* _WHAT YOU NEED TO DO_: Reproduce the full listing below unchanged, apart from the pictures.

* _GIVEN INFORMATION_:
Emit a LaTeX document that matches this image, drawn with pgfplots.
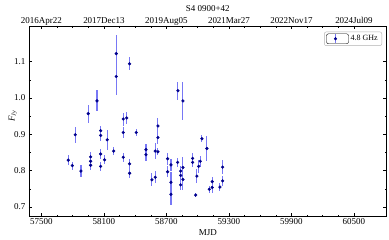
\documentclass[border=0pt]{standalone}
\usepackage{fontspec}
\setmainfont{Liberation Serif}
\usepackage{pgfplots}
\usepackage{pgfplotstable}
\pgfplotsset{compat=1.18}
\definecolor{navy}{RGB}{0,0,140}
\definecolor{errc}{RGB}{120,120,245}
\pgfplotstableread{
x y e
57757 0.829 0.014
57796 0.814 0.011
57824 0.899 0.022
57879 0.799 0.016
57949 0.957 0.025
57972 0.838 0.014
57972 0.826 0.012
57972 0.815 0.012
58033 0.992 0.029
58068 0.910 0.012
58068 0.897 0.014
58068 0.846 0.015
58068 0.812 0.012
58106 0.830 0.012
58131 0.885 0.028
58193 0.854 0.010
58218 1.122 0.052
58218 1.059 0.050
58285 0.942 0.018
58285 0.905 0.014
58285 0.837 0.013
58318 0.945 0.016
58346 1.094 0.018
58346 0.819 0.013
58346 0.793 0.013
58410 0.905 0.010
58503 0.858 0.016
58503 0.844 0.016
58560 0.775 0.018
58592 0.854 0.022
58592 0.782 0.016
58618 0.923 0.022
58618 0.891 0.018
58618 0.852 0.010
58711 0.833 0.016
58711 0.797 0.015
58743 0.816 0.016
58743 0.768 0.028
58743 0.735 0.030
58807 0.823 0.012
58810 1.020 0.025
58836 0.799 0.013
58836 0.787 0.012
58836 0.761 0.014
58858 0.809 0.030
58858 0.776 0.030
58858 0.992 0.052
58951 0.834 0.016
58951 0.823 0.012
58980 0.733 0.006
58992 0.785 0.020
59009 0.812 0.018
59024 0.826 0.015
59040 0.888 0.010
59088 0.861 0.035
59110 0.749 0.010
59139 0.770 0.012
59139 0.754 0.014
59213 0.755 0.010
59239 0.810 0.020
59239 0.772 0.014
}\data
\begin{document}
\begin{tikzpicture}[font=\fontsize{9}{10}\selectfont]
\useasboundingbox (-29pt,-23.3pt) rectangle (360.3pt,216.7pt);
\begin{axis}[
  scale only axis, width=358pt, height=190.7pt,
  xmin=57380, xmax=60814, ymin=0.674, ymax=1.198,
  xtick={57500,58100,58700,59300,59900,60500},
  ytick={0.7,0.8,0.9,1.0,1.1},
  scaled x ticks=false, scaled y ticks=false,
  minor x tick num=3, minor y tick num=1,
  xtick pos=both, ytick pos=both, xticklabel pos=bottom, yticklabel pos=left,
  tick align=inside,
  major tick length=3.5pt, minor tick length=2pt,
  tick style={black, line width=0.5pt},
  axis line style={line width=0.6pt},
  /pgf/number format/assume math mode=true,
  xticklabel style={/pgf/number format/set thousands separator={}, anchor=base, yshift=-8.3pt},
  yticklabel style={/pgf/number format/.cd, fixed, fixed zerofill, precision=1},
  xlabel={MJD},
  xlabel style={at={(axis description cs:0.5,0)}, anchor=base, yshift=-18.5pt},
  ylabel={\textit{F}\textsubscript{\textit{Jy}}},
  ylabel style={at={(axis description cs:-0.045,0.526)}, anchor=center},
  legend style={at={(rel axis cs:1,1)}, anchor=north east, xshift=-4.7pt, yshift=-5.7pt,
    draw=gray!60, rounded corners=2pt, font=\fontsize{8}{9}\selectfont,
    inner xsep=2pt, inner ysep=1.5pt},
  legend cell align=left,
  legend image code/.code={
    \path (0pt,-5pt) rectangle (22pt,5pt);
    \draw[errc, line width=1.1pt] (9pt,-4.5pt) -- (9pt,4.5pt);
    \fill[navy] (9pt,0pt) circle (1.4pt);
  },
]
\addplot[only marks, mark=*, mark size=1.4pt, mark options={draw=navy, fill=navy},
  error bars/.cd, y dir=both, y explicit,
  error bar style={errc, line width=1.1pt}, error mark=none]
  table[x=x, y=y, y error=e] {\data};
\addlegendentry{4.8 GHz}
\end{axis}
\begin{axis}[
  scale only axis, width=358pt, height=190.7pt,
  xmin=57380, xmax=60814, ymin=0, ymax=1,
  scaled x ticks=false,
  axis x line*=top, hide y axis,
  x axis line style={draw=none},
  xtick={57500,58100,58700,59300,59900,60500},
  xticklabels={2016Apr22,2017Dec13,2019Aug05,2021Mar27,2022Nov17,2024Jul09},
  xtick style={draw=none}, minor x tick num=0,
  xticklabel style={anchor=base, yshift=2pt},
  title={S4 0900+42},
  title style={at={(axis description cs:0.5,1)}, anchor=base, yshift=8.5pt},
]
\end{axis}
\end{tikzpicture}
\end{document}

* _TASK RESPONSE_:
Emit a LaTeX document that matches this image, drawn with pgfplots.
\documentclass[border=0pt]{standalone}
\usepackage{fontspec}
\setmainfont{Liberation Serif}
\usepackage{pgfplots}
\usepackage{pgfplotstable}
\pgfplotsset{compat=1.18}
\definecolor{navy}{RGB}{0,0,140}
\definecolor{errc}{RGB}{120,120,245}
\pgfplotstableread{
x y e
57757 0.829 0.014
57796 0.814 0.011
57824 0.899 0.022
57879 0.799 0.016
57949 0.957 0.025
57972 0.838 0.014
57972 0.826 0.012
57972 0.815 0.012
58033 0.992 0.029
58068 0.910 0.012
58068 0.897 0.014
58068 0.846 0.015
58068 0.812 0.012
58106 0.830 0.012
58131 0.885 0.028
58193 0.854 0.010
58218 1.122 0.052
58218 1.059 0.050
58285 0.942 0.018
58285 0.905 0.014
58285 0.837 0.013
58318 0.945 0.016
58346 1.094 0.018
58346 0.819 0.013
58346 0.793 0.013
58410 0.905 0.010
58503 0.858 0.016
58503 0.844 0.016
58560 0.775 0.018
58592 0.854 0.022
58592 0.782 0.016
58618 0.923 0.022
58618 0.891 0.018
58618 0.852 0.010
58711 0.833 0.016
58711 0.797 0.015
58743 0.816 0.016
58743 0.768 0.028
58743 0.735 0.030
58807 0.823 0.012
58810 1.020 0.025
58836 0.799 0.013
58836 0.787 0.012
58836 0.761 0.014
58858 0.809 0.030
58858 0.776 0.030
58858 0.992 0.052
58951 0.834 0.016
58951 0.823 0.012
58980 0.733 0.006
58992 0.785 0.020
59009 0.812 0.018
59024 0.826 0.015
59040 0.888 0.010
59088 0.861 0.035
59110 0.749 0.010
59139 0.770 0.012
59139 0.754 0.014
59213 0.755 0.010
59239 0.810 0.020
59239 0.772 0.014
}\data
\begin{document}
\begin{tikzpicture}[font=\fontsize{9}{10}\selectfont]
\useasboundingbox (-29pt,-23.3pt) rectangle (360.3pt,216.7pt);
\begin{axis}[
  scale only axis, width=358pt, height=190.7pt,
  xmin=57380, xmax=60814, ymin=0.674, ymax=1.198,
  xtick={57500,58100,58700,59300,59900,60500},
  ytick={0.7,0.8,0.9,1.0,1.1},
  scaled x ticks=false, scaled y ticks=false,
  minor x tick num=3, minor y tick num=1,
  xtick pos=both, ytick pos=both, xticklabel pos=bottom, yticklabel pos=left,
  tick align=inside,
  major tick length=3.5pt, minor tick length=2pt,
  tick style={black, line width=0.5pt},
  axis line style={line width=0.6pt},
  /pgf/number format/assume math mode=true,
  xticklabel style={/pgf/number format/set thousands separator={}, anchor=base, yshift=-8.3pt},
  yticklabel style={/pgf/number format/.cd, fixed, fixed zerofill, precision=1},
  xlabel={MJD},
  xlabel style={at={(axis description cs:0.5,0)}, anchor=base, yshift=-18.5pt},
  ylabel={\textit{F}\textsubscript{\textit{Jy}}},
  ylabel style={at={(axis description cs:-0.045,0.526)}, anchor=center},
  legend style={at={(rel axis cs:1,1)}, anchor=north east, xshift=-4.7pt, yshift=-5.7pt,
    draw=gray!60, rounded corners=2pt, font=\fontsize{8}{9}\selectfont,
    inner xsep=2pt, inner ysep=1.5pt},
  legend cell align=left,
  legend image code/.code={
    \path (0pt,-5pt) rectangle (22pt,5pt);
    \draw[errc, line width=1.1pt] (9pt,-4.5pt) -- (9pt,4.5pt);
    \fill[navy] (9pt,0pt) circle (1.4pt);
  },
]
\addplot[only marks, mark=*, mark size=1.4pt, mark options={draw=navy, fill=navy},
  error bars/.cd, y dir=both, y explicit,
  error bar style={errc, line width=1.1pt}, error mark=none]
  table[x=x, y=y, y error=e] {\data};
\addlegendentry{4.8 GHz}
\end{axis}
\begin{axis}[
  scale only axis, width=358pt, height=190.7pt,
  xmin=57380, xmax=60814, ymin=0, ymax=1,
  scaled x ticks=false,
  axis x line*=top, hide y axis,
  x axis line style={draw=none},
  xtick={57500,58100,58700,59300,59900,60500},
  xticklabels={2016Apr22,2017Dec13,2019Aug05,2021Mar27,2022Nov17,2024Jul09},
  xtick style={draw=none}, minor x tick num=0,
  xticklabel style={anchor=base, yshift=2pt},
  title={S4 0900+42},
  title style={at={(axis description cs:0.5,1)}, anchor=base, yshift=8.5pt},
]
\end{axis}
\end{tikzpicture}
\end{document}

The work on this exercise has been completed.